Methanogenium frigidum

Scientific classification
- Domain: Archaea
- Kingdom: Methanobacteriati
- Phylum: Methanobacteriota
- Class: "Methanomicrobia"
- Order: Methanomicrobiales
- Family: Methanomicrobiaceae
- Genus: Methanogenium
- Species: M. frigidum
- Binomial name: Methanogenium frigidum Franzmann et al., 1997

= Methanogenium frigidum =

- Authority: Franzmann et al., 1997

Species of archaeon

Methanogenium frigidum is a psychrophilic, H2-using methanogen from Ace Lake, Antarctica.

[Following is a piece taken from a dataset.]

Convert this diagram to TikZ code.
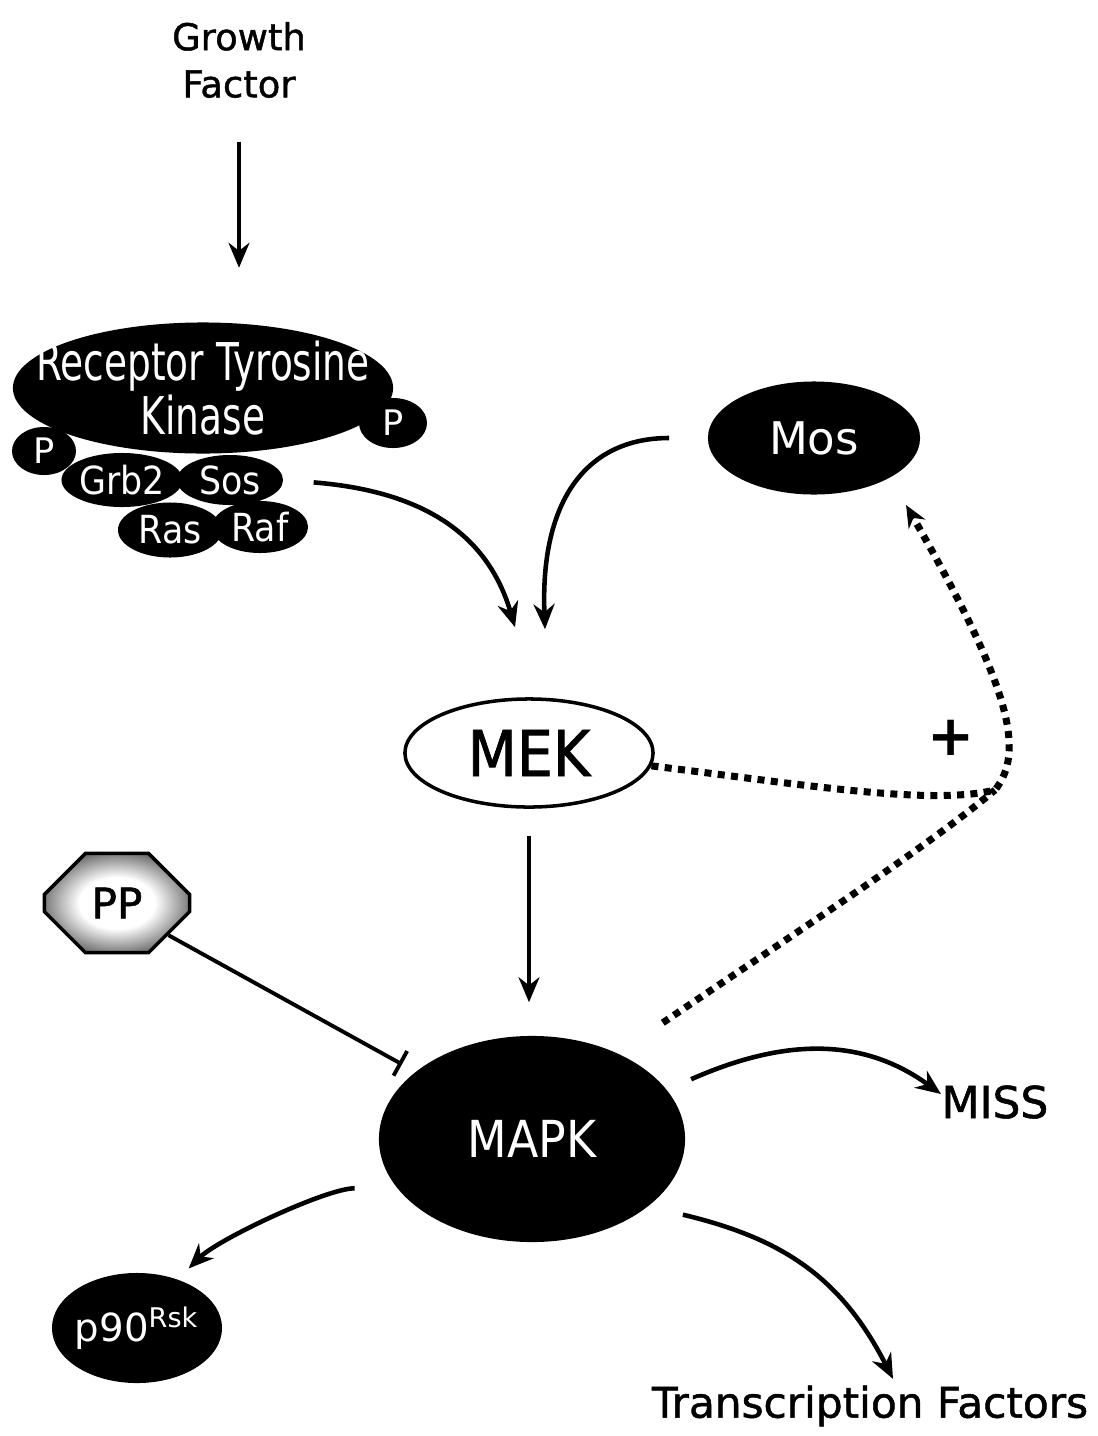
\documentclass[tikz,border=0pt]{standalone}
\usepackage{fontspec}
\setmainfont{DejaVu Sans}
\newfontfamily\rtkfont[FakeStretch=0.72]{DejaVu Sans}
\newfontfamily\narrowfont[FakeStretch=0.9]{DejaVu Sans}
\newfontfamily\heavyfont[FakeBold=1.2]{DejaVu Sans}
\newfontfamily\heavynarrow[FakeBold=1.2,FakeStretch=0.9]{DejaVu Sans}
\usetikzlibrary{shapes.geometric,shapes.misc,arrows.meta}
\pgfdeclareradialshading{ppglow}{\pgfpoint{0bp}{0bp}}{color(0bp)=(white); color(13bp)=(white); color(27bp)=(black!60); color(38bp)=(black); color(50bp)=(black)}

\tikzset{
	blob/.style={ellipse, fill=black, inner sep=0pt},
	intext/.style={text=white, inner sep=0pt},
	lbl/.style={inner sep=0pt, text=black},
	arr/.style={-{Stealth[length=2.5mm,width=2.1mm]}, line width=1.3pt},
	dotarr/.style={line width=2pt, dash pattern=on 2pt off 1.8pt},
	inhib/.style={-{Bar[width=8pt]}, line width=1.1pt}
}

\begin{document}
\begin{tikzpicture}[x=0.01cm, y=-0.01cm]
	\useasboundingbox (0,0) rectangle (1098,1436);

	\node[lbl, align=center, font=\heavyfont\fontsize{10.5}{13.4}\selectfont] (gf) at (239,60) {Growth\\Factor};

	\node[blob, minimum width=38mm, minimum height=13.1mm, label={[intext, align=center, font=\rtkfont\fontsize{14.8}{13.4}\selectfont]center:{Receptor Tyrosine\\Kinase}}] (rtk) at (203,388) {};
	\node[blob, minimum width=6.4mm, minimum height=4.8mm, label={[intext, font=\fontsize{10}{12}\selectfont]center:P}] (pl) at (44,451) {};
	\node[blob, minimum width=6.8mm, minimum height=5mm, label={[intext, font=\fontsize{10}{12}\selectfont]center:P}] (pr) at (393,423) {};
	\node[blob, minimum width=12.1mm, minimum height=5.4mm, label={[intext, font=\narrowfont\fontsize{11}{13}\selectfont]center:Grb2}] (grb) at (122,480) {};
	\node[blob, minimum width=10.6mm, minimum height=5mm, label={[intext, font=\narrowfont\fontsize{11}{13}\selectfont]center:Sos}] (sos) at (230,480) {};
	\node[blob, minimum width=9.6mm, minimum height=5.2mm, label={[intext, font=\narrowfont\fontsize{11}{13}\selectfont]center:Raf}] (raf) at (260,527) {};
	\node[blob, minimum width=10.4mm, minimum height=5.5mm, label={[intext, font=\narrowfont\fontsize{11}{13}\selectfont]center:Ras}] (ras) at (170,530) {};

	\node[blob, minimum width=21.2mm, minimum height=11.3mm, label={[intext, font=\fontsize{12.8}{15}\selectfont]center:Mos}] (mos) at (814,438) {};
	\node[draw, ellipse, line width=1pt, minimum width=24.8mm, minimum height=10.8mm, inner sep=0pt, font=\heavynarrow\fontsize{18}{20}\selectfont] (mek) at (529,753) {MEK};
	\node[blob, minimum width=30.6mm, minimum height=20.6mm, label={[intext, font=\narrowfont\fontsize{14.5}{17}\selectfont]center:MAPK}] (mapk) at (532,1139) {};
	\node[blob, minimum width=17mm, minimum height=11mm, label={[intext, font=\fontsize{11}{13}\selectfont]center:p90\textsuperscript{Rsk}}] (p90) at (137,1328) {};
	\node[chamfered rectangle, chamfered rectangle xsep=2.5mm, chamfered rectangle ysep=2.8mm, draw, line width=1pt, shade, shading=ppglow, minimum width=14.5mm, minimum height=9.9mm, inner sep=0pt, font=\heavyfont\fontsize{12}{14}\selectfont] (pp) at (117,903) {PP};

	\node[lbl, font=\heavyfont\fontsize{12.5}{15}\selectfont] (miss) at (995,1102) {MISS};
	\node[lbl, font=\heavyfont\fontsize{12}{14}\selectfont] (tf) at (870,1406) {Transcription Factors};
	\node[lbl, font=\bfseries\fontsize{16}{18}\selectfont] (plus) at (951,738) {+};
	\coordinate (join) at (995,790);

	\draw[arr, line width=0.9pt, shorten <=4.3mm, shorten >=5.4mm] (gf.south) -- (gf.south |- rtk.north);
	\draw[arr, shorten <=3mm] (sos.east) .. controls +(150,12) and +(-25,-85) .. ([xshift=-1.4mm,yshift=7mm]mek.north);
	\draw[arr, shorten <=3.8mm] (mos.west) .. controls +(-120,0) and +(-5,-130) .. ([xshift=1.6mm,yshift=6.8mm]mek.north);
	\draw[arr, line width=1pt, shorten <=2.7mm, shorten >=3.3mm] (mek.south) -- (mek.south |- mapk.north);
	\draw[inhib, shorten >=1.5mm] (pp.-32) -- (mapk.150);

	\draw[dotarr, -{Stealth[length=2.2mm,width=1.9mm]}] (mek.-6) .. controls (800,784) and (930,806) .. (join) .. controls (1025,752) and (1012,690) .. ([xshift=9.2mm,yshift=-6.7mm]mos.center);
	\draw[dotarr, shorten <=5.4mm] (mapk.45) .. controls (800,930) and (930,845) .. (join);

	\draw[arr, shorten <=2.6mm] (mapk.20) .. controls (780,1040) and (860,1035) .. ([yshift=0.8mm]miss.west);
	\draw[arr, shorten <=3.5mm] (mapk.-30) .. controls (780,1238) and (840,1275) .. ([xshift=2.3mm,yshift=0.6mm]tf.north);
	\draw[arr, shorten <=4.2mm, shorten >=1.5mm] (mapk.200) .. controls +(-70,0) and +(40,-40) .. (p90.50);
\end{tikzpicture}
\end{document}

==Description and metabolism==
Cells are psychrophilic, irregular, slightly halophilic and non-motile coccoids (diameter 1.2 to 2.5 μm). They require salt to grow. They prefer low temperatures: their optimal temperature is 15 °C, and they cannot grow at 18 °C–20 °C. They reduce carbon dioxide with hydrogen to produce methane, but it may be possible that they use other substrates as well. One experiment showed that these cells grow best in the presence of yeast extract.

==Genome==

The genome of this species differs from those of archaea that prefer higher temperatures. It contains more polar amino acids, particularly Gln and Thr, and fewer non-polar ones, particularly Leu. Unlike hyperthermophiles, in psychrophiles, the GC content is the most important factor to the stability of the tRNA.